In that documentation, MyApp is just a placeholder for an actual App subclass name (such as SierpinskiRieselApp for srsieve2). It has nothing to do with .NET, and mtsieve doesn't use .NET. On Windows, it just uses the regular C++ Windows API interface.

.NET [i]is[/i] almost invariably slower than plain C or C++, for much the same reason that Java programs are slower (namely the virtual environment construct). IMHO no serious program in this field (high-performance mathematical computation) should ever use .NET or Java.

[QUOTE=Happy5214;543840]In that documentation, MyApp is just a placeholder for an actual App subclass name (such as SierpinskiRieselApp for srsieve2). It has nothing to do with .NET, and mtsieve doesn't use .NET. On Windows, it just uses the regular C++ Windows API interface.

.NET [I]is[/I] almost invariably slower than plain C or C++, for much the same reason that Java programs are slower (namely the virtual environment construct). [B]IMHO no serious program in this field (high-performance mathematical computation) should ever use .NET or Java.[/B][/QUOTE]

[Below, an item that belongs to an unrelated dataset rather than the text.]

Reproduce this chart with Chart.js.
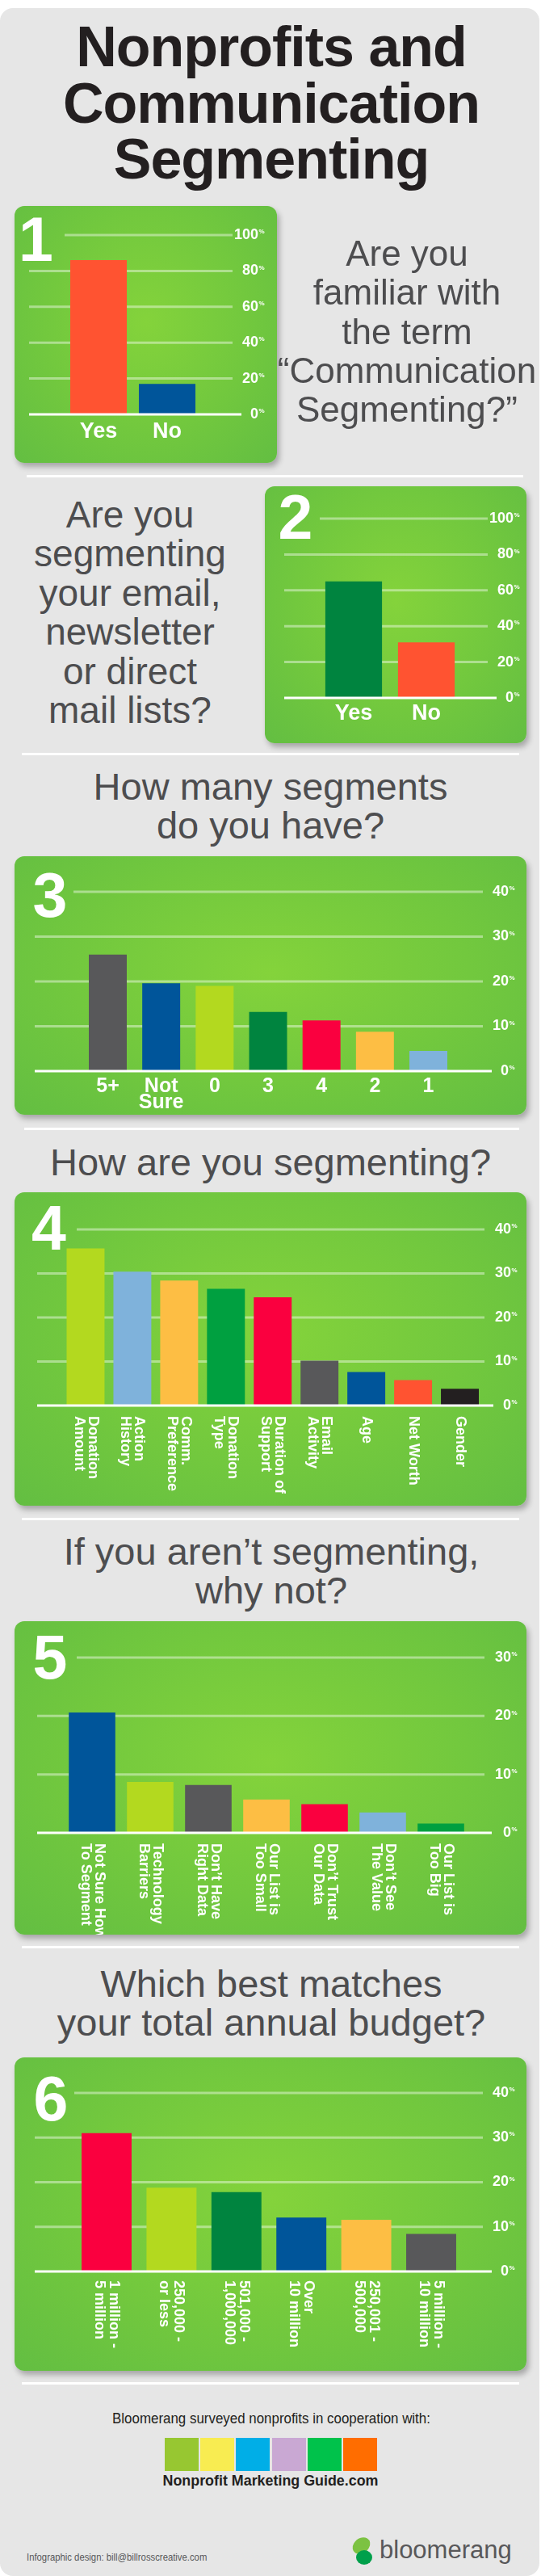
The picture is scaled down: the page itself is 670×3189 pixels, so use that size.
<!DOCTYPE html>
<html>
<head>
<meta charset="utf-8">
<script src="https://cdn.jsdelivr.net/npm/chart.js@4.4.0/dist/chart.umd.min.js"></script>
<style>
body { margin: 0; background: #fff; }
#page { position: relative; width: 670px; height: 3189px; overflow: hidden; font-family: "Liberation Sans", Arial, sans-serif; }
.bg { position: absolute; left: 0; top: 10px; width: 668px; height: 3179px; background: #e6e6e6; border-radius: 16px; }
.card { position: absolute; border-radius: 12px; background: radial-gradient(ellipse at 50% 45%, #84d33b 0%, #72c83e 55%, #63be42 100%); box-shadow: 3px 5px 7px rgba(0,0,0,0.28); }
.card canvas { position: absolute; left: 0; top: 0; }
.q { position: absolute; color: #4d4d4f; text-align: center; white-space: nowrap; }
.sep { position: absolute; height: 3px; background: #fff; }
.sq { position: absolute; top: 3018px; width: 42px; height: 41px; }
</style>
</head>
<body>
<div id="page">
  <div class="bg"></div>

  <div class="q" style="left:36px;top:24px;width:600px;font-size:70px;line-height:69.5px;font-weight:bold;color:#231f20;letter-spacing:-1px;">Nonprofits and<br>Communication<br>Segmenting</div>

  <div class="card" id="c1" style="left:18px;top:255px;width:325px;height:318px;"><canvas id="ch1"></canvas></div>
  <div class="q" style="left:304px;top:290px;width:400px;font-size:44px;line-height:48.25px;">Are you<br>familiar with<br>the term<br>“Communication<br>Segmenting?”</div>

  <div class="sep" style="left:33px;top:588px;width:615px;"></div>

  <div class="q" style="left:-39px;top:613px;width:400px;font-size:46px;line-height:48.4px;">Are you<br>segmenting<br>your email,<br>newsletter<br>or direct<br>mail lists?</div>
  <div class="card" id="c2" style="left:328px;top:602px;width:324px;height:318px;"><canvas id="ch2"></canvas></div>

  <div class="sep" style="left:27px;top:932px;width:616px;"></div>

  <div class="q" style="left:35px;top:950px;width:600px;font-size:47px;line-height:48px;">How many segments<br>do you have?</div>
  <div class="card" id="c3" style="left:18px;top:1060px;width:634px;height:320px;"><canvas id="ch3"></canvas></div>

  <div class="sep" style="left:30px;top:1396px;width:613px;"></div>

  <div class="q" style="left:35px;top:1415px;width:600px;font-size:47px;line-height:48px;">How are you segmenting?</div>
  <div class="card" id="c4" style="left:18px;top:1476px;width:634px;height:388px;"><canvas id="ch4"></canvas></div>

  <div class="sep" style="left:27px;top:1879px;width:616px;"></div>

  <div class="q" style="left:36px;top:1897px;width:600px;font-size:47px;line-height:48px;">If you aren’t segmenting,<br>why not?</div>
  <div class="card" id="c5" style="left:18px;top:2007px;width:634px;height:388px;"><canvas id="ch5"></canvas></div>

  <div class="sep" style="left:27px;top:2409px;width:616px;"></div>

  <div class="q" style="left:36px;top:2432px;width:600px;font-size:47px;line-height:48px;">Which best matches<br>your total annual budget?</div>
  <div class="card" id="c6" style="left:18px;top:2547px;width:634px;height:388px;"><canvas id="ch6"></canvas></div>

  <div class="sep" style="left:27px;top:2949px;width:616px;"></div>

  <div class="q" style="left:36px;top:2984px;width:600px;font-size:19px;line-height:19px;color:#231f20;transform:scaleX(0.89);">Bloomerang surveyed nonprofits in cooperation with:</div>
  <div class="sq" style="left:204px;background:#97c731;"></div>
  <div class="sq" style="left:248px;background:#f8ec51;"></div>
  <div class="sq" style="left:292px;background:#00aee7;"></div>
  <div class="sq" style="left:337px;background:#c9a8d3;"></div>
  <div class="sq" style="left:381px;background:#00c24b;"></div>
  <div class="sq" style="left:425px;background:#ff6d00;"></div>
  <div class="q" style="left:135px;top:3061px;width:400px;font-size:19px;line-height:19px;font-weight:bold;color:#231f20;transform:scaleX(0.94);">Nonprofit Marketing Guide.com</div>

  <div class="q" style="left:33px;top:3159px;text-align:left;font-size:13px;line-height:13px;color:#58585a;transform:scaleX(0.87);transform-origin:0 0;">Infographic design: bill@billrosscreative.com</div>
  <div style="position:absolute;left:438px;top:3140px;width:19px;height:23px;background:#7cc242;border-radius:60% 40% 60% 40%;transform:rotate(30deg);"></div>
  <div style="position:absolute;left:441px;top:3157px;width:20px;height:18px;background:#00a04b;border-radius:50%;"></div>
  <div class="q" style="left:470px;top:3141px;text-align:left;font-size:31px;line-height:31px;color:#58585a;">bloomerang</div>
</div>

<script>
// colours used by the bars
var orange = '#ff5331', blue = '#00559a', darkGreen = '#00843f', green = '#00a040',
    lime = '#b3d91f', gray = '#58585a', red = '#fa003f', yellow = '#fdbe44',
    lightBlue = '#7fb2db', black = '#231f20';

// 1. familiar with the term
var q1Labels = ['Yes', 'No'];
var q1Values = [86, 17];
var q1Colors = [orange, blue];

// 2. segmenting lists
var q2Labels = ['Yes', 'No'];
var q2Values = [65, 31];
var q2Colors = [darkGreen, orange];

// 3. how many segments
var q3Labels = ['5+', ['Not', 'Sure'], '0', '3', '4', '2', '1'];
var q3Values = [26, 19.6, 19, 13.2, 11.3, 8.8, 4.5];
var q3Colors = [gray, blue, lime, darkGreen, red, yellow, lightBlue];

// 4. how are you segmenting
var q4Labels = [['Donation', 'Amount'], ['Action', 'History'], ['Comm.', 'Preference'], ['Donation', 'Type'],
    ['Duration of', 'Support'], ['Email', 'Activity'], ['Age'], ['Net Worth'], ['Gender']];
var q4Values = [35.7, 30.4, 28.4, 26.5, 24.6, 10.2, 7.6, 5.8, 3.8];
var q4Colors = [lime, lightBlue, yellow, green, red, gray, blue, orange, black];

// 5. why not
var q5Labels = [['Not Sure How', 'To Segment'], ['Technology', 'Barriers'], ['Don’t Have', 'Right Data'],
    ['Our List is', 'Too Small'], ['Don’t Trust', 'Our Data'], ['Don’t See', 'The Value'], ['Our List is', 'Too Big']];
var q5Values = [20.6, 8.7, 8.2, 5.7, 4.9, 3.5, 1.6];
var q5Colors = [blue, lime, gray, yellow, red, lightBlue, green];

// 6. annual budget
var q6Labels = [['1 million -', '5 million'], ['250,000 -', 'or less'], ['501,000 -', '1,000,000'],
    ['Over', '10 million'], ['250,001 -', '500,000'], ['5 million -', '10 million']];
var q6Values = [31, 18.8, 17.8, 12.1, 11.6, 8.4];
var q6Colors = [red, lime, darkGreen, blue, yellow, gray];

var ticks100 = [0, 20, 40, 60, 80, 100];
var ticks40 = [0, 10, 20, 30, 40];
var ticks30 = [0, 10, 20, 30];

// page positions of each panel (card box, plot band, grid extent)
var layouts = [
  { card: [18, 255, 325, 318], plotL: 79.5, plotR: 249.5, yTop: 291, y0: 513, gridL: 36, gridR: 288, topL: 80, axisR: 299, numR: 320,
    barPct: 0.824, num: '1', numX: 44.5, numBase: 323, labelY: 535, labelFont: 'bold 27px "Liberation Sans"', labelLH: 20 },
  { card: [328, 602, 324, 318], plotL: 393, plotR: 573, yTop: 642, y0: 864, gridL: 352, gridR: 604, topL: 396, axisR: 615, numR: 636,
    barPct: 0.78, num: '2', numX: 366, numBase: 667, labelY: 884, labelFont: 'bold 27px "Liberation Sans"', labelLH: 20 },
  { card: [18, 1060, 634, 320], plotL: 100.4, plotR: 563.6, yTop: 1104, y0: 1326, gridL: 43, gridR: 598, topL: 91, axisR: 609, numR: 630,
    barPct: 0.71, num: '3', numX: 62, numBase: 1135, labelY: 1345, labelFont: 'bold 25px "Liberation Sans"', labelLH: 20 },
  { card: [18, 1476, 634, 388], plotL: 77, plotR: 598.5, yTop: 1522, y0: 1740, gridL: 46, gridR: 600, topL: 95, axisR: 611, numR: 633,
    barPct: 0.81, num: '4', numX: 60.5, numBase: 1547, labelY: 1753, rotate: true, labelFont: 'bold 18px "Liberation Sans"', labelLH: 17 },
  { card: [18, 2007, 634, 388], plotL: 78, plotR: 582, yTop: 2052, y0: 2269, gridL: 46, gridR: 600, topL: 95, axisR: 609, numR: 633,
    barPct: 0.8, num: '5', numX: 62, numBase: 2078, labelY: 2282, rotate: true, labelFont: 'bold 18px "Liberation Sans"', labelLH: 17 },
  { card: [18, 2547, 634, 388], plotL: 91.8, plotR: 574.2, yTop: 2591, y0: 2812, gridL: 43, gridR: 598, topL: 92, axisR: 609, numR: 630,
    barPct: 0.77, num: '6', numX: 63, numBase: 2625, labelY: 2823, rotate: true, labelFont: 'bold 18px "Liberation Sans"', labelLH: 18 }
];

function makeDeco(L, ticks) {
  var ox = L.card[0], oy = L.card[1];
  return {
    id: 'deco',
    beforeDatasetsDraw: function (chart) {
      var ctx = chart.ctx, y = chart.scales.y;
      ctx.save();
      ctx.strokeStyle = 'rgba(255,255,255,0.42)';
      ctx.lineWidth = 3;
      ticks.forEach(function (v, i) {
        if (v === 0) return;
        var py = y.getPixelForValue(v);
        var x1 = (i === ticks.length - 1 ? L.topL : L.gridL) - ox;
        ctx.beginPath();
        ctx.moveTo(x1, py);
        ctx.lineTo(L.gridR - ox, py);
        ctx.stroke();
      });
      ctx.restore();
    },
    afterDatasetsDraw: function (chart) {
      var ctx = chart.ctx, y = chart.scales.y, x = chart.scales.x;
      ctx.save();
      // zero line
      var p0 = y.getPixelForValue(0);
      ctx.strokeStyle = '#fff';
      ctx.lineWidth = 3;
      ctx.beginPath();
      ctx.moveTo(L.gridL - ox, p0);
      ctx.lineTo(L.axisR - ox, p0);
      ctx.stroke();

      // tick labels with small raised %
      ctx.fillStyle = '#fff';
      ticks.forEach(function (v) {
        var py = y.getPixelForValue(v);
        ctx.font = 'bold 18px "Liberation Sans"';
        ctx.textAlign = 'right';
        ctx.textBaseline = 'middle';
        ctx.fillText(String(v), L.numR - ox, py);
        ctx.font = 'bold 8px "Liberation Sans"';
        ctx.textAlign = 'left';
        ctx.fillText('%', L.numR - ox + 0.5, py - 4);
      });

      // category labels
      ctx.font = L.labelFont;
      chart.data.labels.forEach(function (lab, i) {
        var lines = Array.isArray(lab) ? lab : [lab];
        var px = x.getPixelForValue(i);
        if (!L.rotate) {
          ctx.textAlign = 'center';
          ctx.textBaseline = 'middle';
          lines.forEach(function (t, k) {
            ctx.fillText(t, px, L.labelY - oy + k * L.labelLH);
          });
        } else {
          ctx.save();
          ctx.translate(px, L.labelY - oy);
          ctx.rotate(Math.PI / 2);
          ctx.textAlign = 'left';
          ctx.textBaseline = 'middle';
          lines.forEach(function (t, k) {
            ctx.fillText(t, 0, (k - (lines.length - 1) / 2) * L.labelLH);
          });
          ctx.restore();
        }
      });

      // big panel number
      ctx.font = 'bold 77px "Liberation Sans"';
      ctx.textAlign = 'center';
      ctx.textBaseline = 'alphabetic';
      ctx.fillText(L.num, L.numX - ox, L.numBase - oy);
      ctx.restore();
    }
  };
}

function makePanel(canvasId, labels, values, colors, ticks, L) {
  var canvas = document.getElementById(canvasId);
  canvas.width = L.card[2];
  canvas.height = L.card[3];
  return new Chart(canvas.getContext('2d'), {
    type: 'bar',
    data: {
      labels: labels,
      datasets: [{
        data: values,
        backgroundColor: colors,
        borderWidth: 0,
        barPercentage: L.barPct,
        categoryPercentage: 1
      }]
    },
    options: {
      responsive: false,
      animation: false,
      events: [],
      layout: {
        padding: {
          left: L.plotL - L.card[0],
          right: L.card[0] + L.card[2] - L.plotR,
          top: L.yTop - L.card[1],
          bottom: L.card[1] + L.card[3] - L.y0
        }
      },
      plugins: { legend: { display: false }, tooltip: { enabled: false } },
      scales: {
        x: { display: false },
        y: { display: false, min: 0, max: ticks[ticks.length - 1] }
      }
    },
    plugins: [makeDeco(L, ticks)]
  });
}

makePanel('ch1', q1Labels, q1Values, q1Colors, ticks100, layouts[0]);
makePanel('ch2', q2Labels, q2Values, q2Colors, ticks100, layouts[1]);
makePanel('ch3', q3Labels, q3Values, q3Colors, ticks40, layouts[2]);
makePanel('ch4', q4Labels, q4Values, q4Colors, ticks40, layouts[3]);
makePanel('ch5', q5Labels, q5Values, q5Colors, ticks30, layouts[4]);
makePanel('ch6', q6Labels, q6Values, q6Colors, ticks40, layouts[5]);
</script>
</body>
</html>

I agree completely. Some of the 32-bit antique languages from the 1990's would even be faster. Once upon a time, I used Visual Basic 6 as that was what I was taught in trade school. I could take virtually the same code and duplicate it in .Net 2008, with the required syntax variations. I would compile the .Net application as a 64-bit executable. The original 32-bit VB6 program would run circles around it .Net has too much baggage and too many dependencies.

[CODE]
static double expected_factors(uint32_t n, uint64_t p0, uint64_t p1)
{
/* TODO: Use a more accurate formula. This one is only reasonable when
p0/p1 is close to 1.
*/

return n*(1-log(p0)/log(p1));
}
[/code]

Looking at above code from sr1sieve. Can somebody point me to math behind this code. Thanks.